The Dare County Board of Commissioners (BOC) of North Carolina has approved a request to provide the additional funding needed to keep the US Army Corps of Engineers' (USACE) dredger Merritt working in Hatteras Inlet long enough to break through shoaling in the South Ferry Channel to provide local commercial fishermen with a fully open and navigable waterway.
The USACE began a 28-day dredging project within Hatteras Inlet earlier this month in an attempt to break through the shoal that has formed in the South Ferry Channel and rendered the waterway impassable to the vast majority of vessels.
The initial plan for the Hatteras Inlet project called for the USACE's sidecaster dredger Merritt to cut through the sandbar and, once the channel was deep and wide enough, for Murden, a shallow-draught hopper dredger, to complete the project by removing the remaining sand from the channel.
However, after four days of dredging, Merritt had only reached the sandbar that had sealed off the channel, and more time would be required to break through the shoaling so that Murden could be brought in.
At a project update given during the Dare County Waterways Commission meeting earlier this month, USACE representative Joen Petersen announced that, despite the USACE's efforts, considerably less progress than anticipated had been made to break through the sandbar due in part to the exceptionally low tides that had occurred during the dredging period.
With Merritt's allotted time in the waterway limited and options for alternatives running out, the Waterways Commission sought assistance from the Dare County Board of Commissioners in securing the funds necessary to allow the dredger more time to tackle the shoaling issues taking place in the South Ferry Channel.
The board approved the request for funding, making US$60,000 available for the project.

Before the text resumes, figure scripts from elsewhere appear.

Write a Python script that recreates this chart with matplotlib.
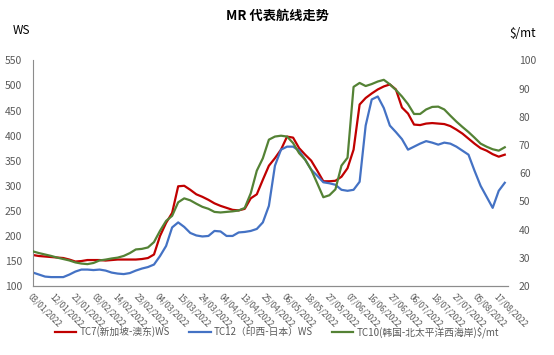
import matplotlib
matplotlib.use('Agg')
import matplotlib.pyplot as plt

plt.rcParams['font.family'] = ['Noto Sans CJK SC', 'DejaVu Sans']

# trading-day labels (one every 7 points)
labels = ['03/01/2022', '12/01/2022', '21/01/2022', '03/02/2022', '14/02/2022',
          '23/02/2022', '04/03/2022', '15/03/2022', '24/03/2022', '04/04/2022',
          '13/04/2022', '25/04/2022', '06/05/2022', '18/05/2022', '27/05/2022',
          '07/06/2022', '16/06/2022', '27/06/2022', '06/07/2022', '18/07/2022',
          '27/07/2022', '05/08/2022', '17/08/2022']
label_step = 7
n_days = 158
sample_step = 2

# TC7 Singapore - East Australia, WS
tc7 = [162, 160, 159, 158, 157, 156, 153, 149, 150, 152,
       152, 152, 151, 152, 153, 153, 153, 153, 154, 156,
       163, 200, 226, 246, 299, 300, 292, 283, 278, 272,
       265, 260, 256, 252, 251, 254, 275, 283, 312, 340,
       355, 372, 398, 396, 375, 362, 350, 330, 309, 309,
       310, 318, 335, 372, 462, 475, 484, 492, 498, 502,
       492, 456, 444, 422, 421, 424, 425, 424, 423, 419,
       412, 404, 394, 384, 375, 370, 363, 358, 362]

# TC12 West India - Japan, WS
tc12 = [127, 123, 119, 118, 118, 118, 123, 129, 133, 133,
        132, 133, 131, 127, 125, 124, 126, 131, 135, 138,
        143, 160, 180, 217, 227, 218, 206, 201, 199, 200,
        210, 209, 200, 200, 207, 208, 210, 214, 227, 260,
        340, 372, 378, 378, 370, 352, 332, 320, 307, 305,
        302, 292, 290, 292, 308, 420, 472, 478, 455, 420,
        407, 393, 372, 378, 384, 389, 386, 382, 386, 384,
        378, 370, 362, 330, 300, 278, 256, 290, 306]

# TC10 South Korea - NOPAC, $/mt
tc10 = [32.3, 31.7, 31.2, 30.7, 30.1, 29.6, 29.1, 28.4, 28.0, 27.8,
        28.2, 29.1, 29.4, 29.8, 30.1, 30.7, 31.7, 33.0, 33.2, 33.7,
        35.6, 39.6, 43.1, 44.9, 49.7, 51.1, 50.4, 49.2, 48.1, 47.4,
        46.3, 46.1, 46.3, 46.5, 46.8, 47.7, 52.9, 60.9, 65.3, 71.9,
        73.0, 73.3, 73.0, 70.7, 67.1, 64.8, 61.2, 56.4, 51.5, 52.2,
        54.3, 62.7, 65.5, 90.6, 92.0, 90.9, 91.6, 92.5, 93.1, 91.5,
        89.5, 87.2, 84.5, 81.0, 81.0, 82.6, 83.5, 83.6, 82.6, 80.4,
        78.3, 76.4, 74.6, 72.6, 70.5, 69.4, 68.5, 68.0, 69.2]

x = list(range(0, len(tc7) * sample_step, sample_step))

fig = plt.figure(figsize=(5.54, 3.55), dpi=100)
ax = fig.add_axes([0.0596, 0.194, 0.857, 0.636])
ax2 = ax.twinx()

grey = '#595959'
l1, = ax.plot(x, tc7, color='#C00000', lw=1.6, label='TC7(新加坡-澳东)WS')
l2, = ax.plot(x, tc12, color='#4472C4', lw=1.6, label='TC12（印西-日本）WS')
l3, = ax2.plot(x, tc10, color='#548235', lw=1.6, label='TC10(韩国-北太平洋西海岸)$/mt')

ax.set_xlim(0, n_days - 1)
ax.set_ylim(100, 550)
ax2.set_ylim(20, 100)
ax.set_yticks(range(100, 551, 50))
ax2.set_yticks(range(20, 101, 10))

ax.set_xticks([i * label_step for i in range(len(labels))])
ax.set_xticklabels(labels, rotation=-45, ha='left', va='top',
                   rotation_mode='anchor', fontsize=6, color=grey)
ax.tick_params(axis='x', length=0, pad=4)
ax.tick_params(axis='y', length=0, labelsize=7.5, labelcolor=grey, pad=8)
ax2.tick_params(axis='y', length=0, labelsize=7.5, labelcolor=grey, pad=8)

for a in (ax, ax2):
    a.spines['top'].set_visible(False)
    a.spines['right'].set_visible(False)
    a.spines['left'].set_visible(False)
    a.spines['bottom'].set_color('#8c8c8c')
ax.spines['left'].set_visible(True)
ax.spines['left'].set_color('#8c8c8c')

fig.text(0.5, 0.955, 'MR 代表航线走势', ha='center', va='center',
         fontsize=9.5, fontweight='bold')
fig.text(0.022, 0.915, 'WS', ha='left', va='center', fontsize=8.5)
fig.text(0.92, 0.905, '$/mt', ha='left', va='center', fontsize=8.5)

fig.legend(handles=[l1, l2, l3], loc='center', bbox_to_anchor=(0.5, 0.065),
           ncol=3, frameon=False, fontsize=7, handlelength=2.2,
           columnspacing=2.0, handletextpad=0.3, labelcolor=grey)

fig.savefig('out.png', dpi=100)
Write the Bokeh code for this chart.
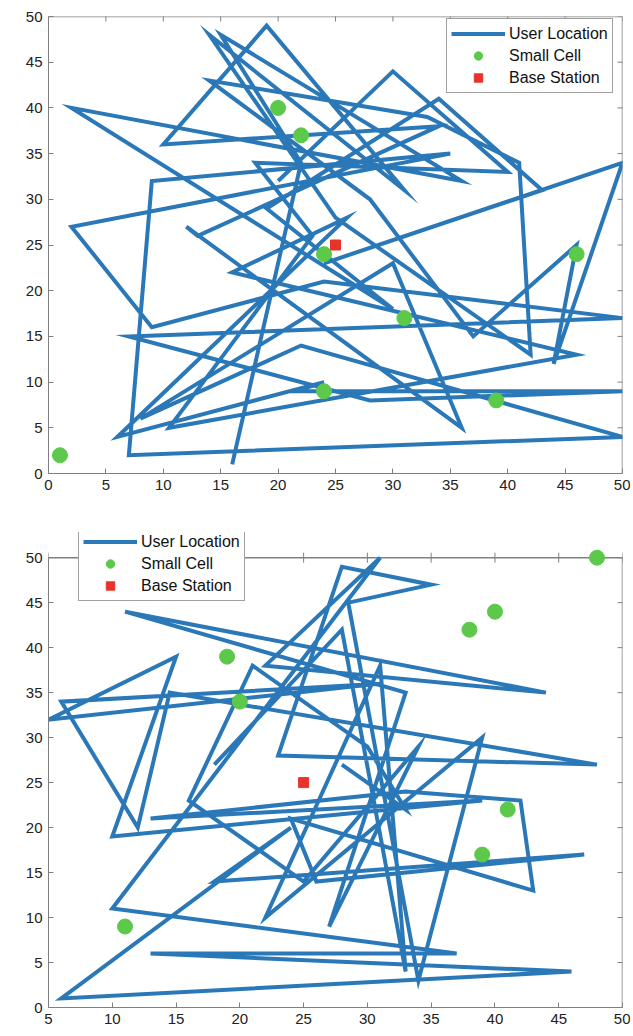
import math
from bokeh.plotting import figure
from bokeh.layouts import column
from bokeh.models import Range1d, FixedTicker, Legend, LegendItem
from bokeh.embed import file_html
from bokeh.resources import INLINE

# ---------------- data: top panel ----------------
top_user_x = [16, 22, 15, 36, 2, 30, 19, 34, 43, 24, 50, 44, 46, 37, 28, 14, 33, 41, 42, 25,
              14, 31, 19, 10, 34, 13, 12, 36, 30, 8, 22, 50, 7, 9, 35, 2, 9, 24, 50, 7,
              28, 50, 21.5, 24, 6, 26, 16, 46, 10.5, 23, 18, 40, 30, 20]
top_user_y = [1, 34, 48, 32, 40, 18, 29, 41, 31, 23, 34, 12, 25, 15, 30, 43, 39, 34, 13, 28,
              48, 31, 49, 36, 38, 26, 27, 5, 23, 6, 14, 4, 2, 32, 35, 27, 16, 21, 17, 15,
              8, 9, 9, 10, 4, 28, 22, 13, 5, 26, 34, 33, 44, 32]
top_cell_x = [20, 22, 24, 46, 31, 24, 39, 1]
top_cell_y = [40, 37, 24, 24, 17, 9, 8, 2]
top_bs_x = [25]
top_bs_y = [25]
top_xlim = (0, 50)
top_ylim = (0, 50)
top_ticks_x = [0, 5, 10, 15, 20, 25, 30, 35, 40, 45, 50]
top_ticks_y = [0, 5, 10, 15, 20, 25, 30, 35, 40, 45, 50]

# ---------------- data: bottom panel ----------------
bot_user_x = [18, 28, 33, 31, 22, 39, 34, 28.5, 35, 28, 23, 48, 14.5, 12, 6, 31, 5, 15, 10, 39,
              13, 33, 42, 43, 24, 26, 47, 18, 24, 6, 46, 13, 37, 10, 31, 22, 44, 11, 33, 27,
              34, 25, 16, 21, 30, 33, 28]
bot_user_y = [27, 42, 4, 38, 10, 30, 3, 45, 47, 49, 28, 27, 35, 20, 34, 36, 32, 39, 19, 23,
              21, 24, 23, 13, 21, 14, 17, 14, 20, 1, 4, 6, 6, 11, 50, 38, 35, 44, 35, 9,
              29, 14, 23, 38, 29, 22, 27]
bot_cell_x = [19, 20, 48, 38, 40, 41, 39, 11]
bot_cell_y = [39, 34, 50, 42, 44, 22, 17, 9]
bot_bs_x = [25]
bot_bs_y = [25]
bot_xlim = (5, 50)
bot_ylim = (0, 50)
bot_ticks_x = [5, 10, 15, 20, 25, 30, 35, 40, 45, 50]
bot_ticks_y = [0, 5, 10, 15, 20, 25, 30, 35, 40, 45, 50]

LINE = "#2A78B8"
GREEN = "#5CC94A"
RED = "#E8332A"
AXC = "#808080"
FONT = "Liberation Sans"


def style_axis(ax, ticks, bounds):
    ax.ticker = FixedTicker(ticks=ticks)
    ax.bounds = bounds
    ax.axis_line_color = AXC
    ax.major_tick_line_color = AXC
    ax.major_tick_in = 5
    ax.major_tick_out = 0
    ax.minor_tick_line_color = None
    ax.major_label_text_font = FONT
    ax.major_label_text_font_size = "15px"
    ax.major_label_text_color = "#222222"
    ax.major_label_standoff = 6


def make_panel(ux, uy, cx, cy, bx, by, xlim, ylim, tx, ty, w, h, borders,
               legend_loc, y_extra):
    p = figure(width=w, height=h, x_range=Range1d(*xlim),
               y_range=Range1d(ylim[0], ylim[1] + y_extra),
               output_backend="svg", toolbar_location=None,
               min_border_left=borders[0], min_border_right=borders[1],
               min_border_top=borders[2], min_border_bottom=borders[3])
    p.xgrid.visible = False
    p.ygrid.visible = False
    p.outline_line_color = None
    p.background_fill_color = "white"
    p.border_fill_color = "white"
    # box edges (top and right) of the axes
    p.line([xlim[0], xlim[1], xlim[1]], [ylim[1], ylim[1], ylim[0]],
           line_color=AXC, line_width=1.5)
    # inward ticks on top and right edges
    p.scatter(tx, [ylim[1]] * len(tx), marker="dash", angle=math.pi / 2, size=10,
              line_color=AXC, line_width=1)
    p.scatter([xlim[1]] * len(ty), ty, marker="dash", size=10,
              line_color=AXC, line_width=1)
    r_line = p.line(ux, uy, line_color=LINE, line_width=4, line_join="miter")
    r_cell = p.scatter(cx, cy, marker="circle", size=15, fill_color=GREEN, line_color=GREEN)
    r_bs = p.scatter(bx, by, marker="square", size=10, fill_color=RED, line_color=RED)
    style_axis(p.xaxis[0], tx, xlim)
    style_axis(p.yaxis[0], ty, ylim)
    leg = Legend(items=[LegendItem(label="User Location", renderers=[r_line]),
                        LegendItem(label="Small Cell", renderers=[r_cell]),
                        LegendItem(label="Base Station", renderers=[r_bs])],
                 location=legend_loc)
    leg.label_text_font = FONT
    leg.label_text_font_size = "16px"
    leg.label_text_color = "#111111"
    leg.glyph_width = 54
    leg.glyph_height = 21
    leg.label_height = 21
    leg.spacing = 1
    leg.padding = 4
    leg.margin = 0
    leg.label_standoff = 4
    leg.border_line_color = "#444444"
    leg.border_line_width = 1
    leg.background_fill_alpha = 1.0
    p.add_layout(leg, "center")
    return p


p1 = make_panel(top_user_x, top_user_y, top_cell_x, top_cell_y, top_bs_x, top_bs_y,
                top_xlim, top_ylim, top_ticks_x, top_ticks_y, 630, 504,
                (37, 8, 16, 31), (398, 380), 0.0)
p2 = make_panel(bot_user_x, bot_user_y, bot_cell_x, bot_cell_y, bot_bs_x, bot_bs_y,
                bot_xlim, bot_ylim, bot_ticks_x, bot_ticks_y, 630, 527,
                (48, 8, 28, 24), (30, 406), 2.8)

layout = column(p1, p2, spacing=0)
open("out.html", "w").write(file_html(layout, INLINE))
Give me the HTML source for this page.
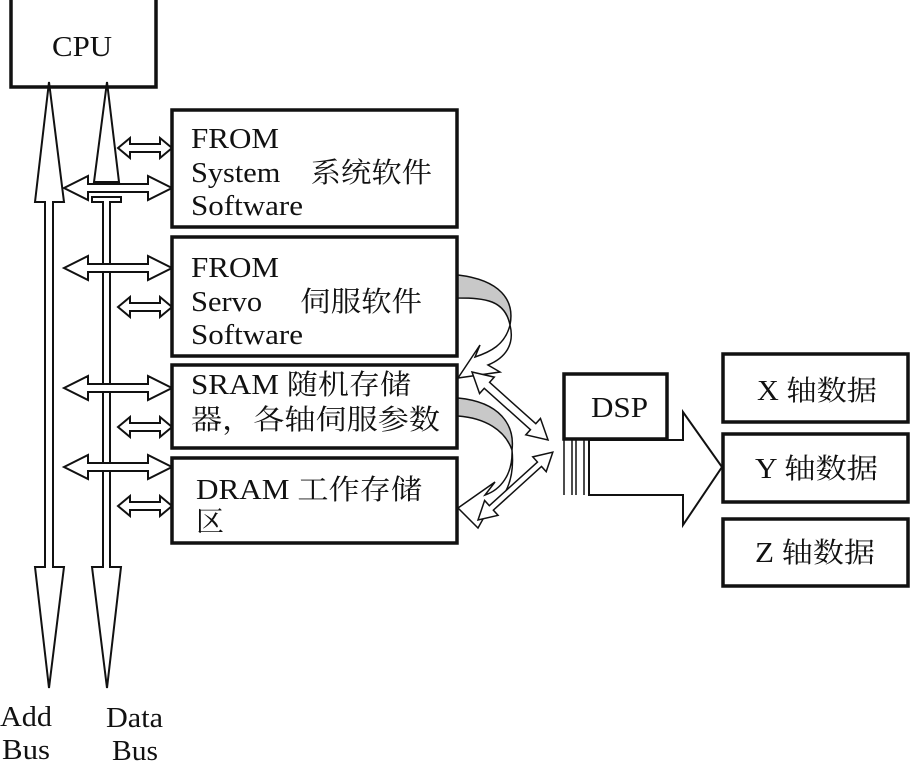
<!DOCTYPE html>
<html><head><meta charset="utf-8"><style>
html,body{margin:0;padding:0;background:#fff;}
svg{display:block;}
text{font-family:"Liberation Serif","Noto Serif CJK SC","Noto Sans CJK SC",serif;font-size:28px;fill:#111;}
</style></head><body>
<svg width="910" height="761" viewBox="0 0 910 761" xmlns="http://www.w3.org/2000/svg">
<g fill="#fff" stroke="#111" stroke-width="2">
<rect x="11" y="-3" width="145" height="90" stroke-width="3.5"/>
<polygon points="49,82 64,202 53,202 53,567 64,567 49,688 35,567 45,567 45,202 35,202"/>
<polygon points="107,82 119,182 94,182"/>
<polygon points="92,197 121,197 121,202 110,202 110,567 121,567 107,688 92,567 103,567 103,202 92,202"/>
</g>
<g fill="#fff" stroke="#111" stroke-width="2">
<g id="la"><polygon points="64,188 88,176 88,184 148,184 148,176 172,188 148,200 148,192 88,192 88,200"/></g>
<use href="#la" y="80"/>
<use href="#la" y="200"/>
<use href="#la" y="279"/>
<g id="sa"><polygon points="118,148 130,138 130,144 160,144 160,138 172,148 160,158 160,152 130,152 130,158"/></g>
<use href="#sa" y="159"/>
<use href="#sa" y="279"/>
<use href="#sa" y="358"/>
</g>
<g fill="#fff" stroke="#111" stroke-width="3.5">
<rect x="172" y="110" width="285" height="117"/>
<rect x="172" y="237" width="285" height="119"/>
<rect x="172" y="365" width="285" height="83"/>
<rect x="172" y="458" width="285" height="85"/>
<rect x="564" y="374" width="103" height="65"/>
<rect x="723" y="354" width="185" height="68"/>
<rect x="723" y="434" width="185" height="68"/>
<rect x="723" y="519" width="185" height="67"/>
</g>
<g stroke="#111" stroke-width="1.5">
<path d="M458,275 C500,280 515,300 510,325 C505,300 485,298 458,298 Z" fill="#c8c8c8"/>
<path d="M510,325 C505,345 490,352 475,357 L480,345 L458,378 L500,372 L488,365 C505,358 515,345 510,325" fill="#fff"/>
<path d="M458,398 C500,402 515,425 512,450 C505,430 485,418 458,416 Z" fill="#c8c8c8"/>
<path d="M512,450 C513,475 500,490 485,495 L495,482 L458,508 L478,528 L488,510 C505,500 515,480 512,450" fill="#fff"/>
<g transform="translate(472,372) rotate(41.8)">
<polygon points="0,0 20,-11 20,-4 82,-4 82,-11 102,0 82,11 82,4 20,4 20,11" fill="#fff"/>
</g>
<g transform="translate(478,520) rotate(-42.2)">
<polygon points="0,0 18,-10 18,-3 83,-3 83,-10 101,0 83,10 83,3 18,3 18,10" fill="#fff"/>
</g>
</g>
<g stroke="#111" stroke-width="1.5" fill="none">
<line x1="564" y1="440" x2="564" y2="495"/>
<line x1="572" y1="440" x2="572" y2="495"/>
<line x1="576" y1="440" x2="576" y2="495"/>
<line x1="584" y1="440" x2="584" y2="495"/>
<line x1="589" y1="440" x2="589" y2="495"/>
</g>
<polygon points="589,440 683,440 683,412 722,467 683,525 683,495 589,495" fill="#fff" stroke="#111" stroke-width="2"/>
<g>
<text x="52" y="56" textLength="60" lengthAdjust="spacingAndGlyphs">CPU</text>
<text x="191" y="148" textLength="88" lengthAdjust="spacingAndGlyphs">FROM</text>
<text x="191" y="182" textLength="241" lengthAdjust="spacingAndGlyphs">System　系统软件</text>
<text x="191" y="215" textLength="112" lengthAdjust="spacingAndGlyphs">Software</text>
<text x="191" y="277" textLength="88" lengthAdjust="spacingAndGlyphs">FROM</text>
<text x="191" y="311" textLength="231" lengthAdjust="spacingAndGlyphs">Servo　 伺服软件</text>
<text x="191" y="344" textLength="112" lengthAdjust="spacingAndGlyphs">Software</text>
<text x="191" y="394" textLength="220" lengthAdjust="spacingAndGlyphs">SRAM 随机存储</text>
<text x="191" y="429" textLength="249" lengthAdjust="spacingAndGlyphs">器，各轴伺服参数</text>
<text x="196" y="499" textLength="226" lengthAdjust="spacingAndGlyphs">DRAM 工作存储</text>
<text x="196" y="531" textLength="28" lengthAdjust="spacingAndGlyphs">区</text>
<text x="591" y="417" textLength="57" lengthAdjust="spacingAndGlyphs">DSP</text>
<text x="757" y="400" textLength="120" lengthAdjust="spacingAndGlyphs">X 轴数据</text>
<text x="755" y="478" textLength="123" lengthAdjust="spacingAndGlyphs">Y 轴数据</text>
<text x="755" y="562" textLength="120" lengthAdjust="spacingAndGlyphs">Z 轴数据</text>
<text x="0" y="726" textLength="52" lengthAdjust="spacingAndGlyphs">Add</text>
<text x="2" y="759" textLength="48" lengthAdjust="spacingAndGlyphs">Bus</text>
<text x="106" y="727" textLength="57" lengthAdjust="spacingAndGlyphs">Data</text>
<text x="112" y="760" textLength="46" lengthAdjust="spacingAndGlyphs">Bus</text>
</g>
</svg>
</body></html>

That contribution, which will be cost-shared with a grant from North Carolina's Shallow-Draft Channel Navigation and Aquatic Weed Fund, sent a total of US$240,000 to the USACE to pay for 12 additional days of desperately needed dredging.
The board's approval of the funding necessary for the dredger to continue working in Hatteras Inlet for an additional 12 days is crucial for the commercial and recreational fishermen whose vessels' ability to navigate through the channel has been prevented or hindered significantly by the shoaling.
Dredging of the South Ferry Channel in Hatteras Inlet is expected to be completed the week of April 19, 2021.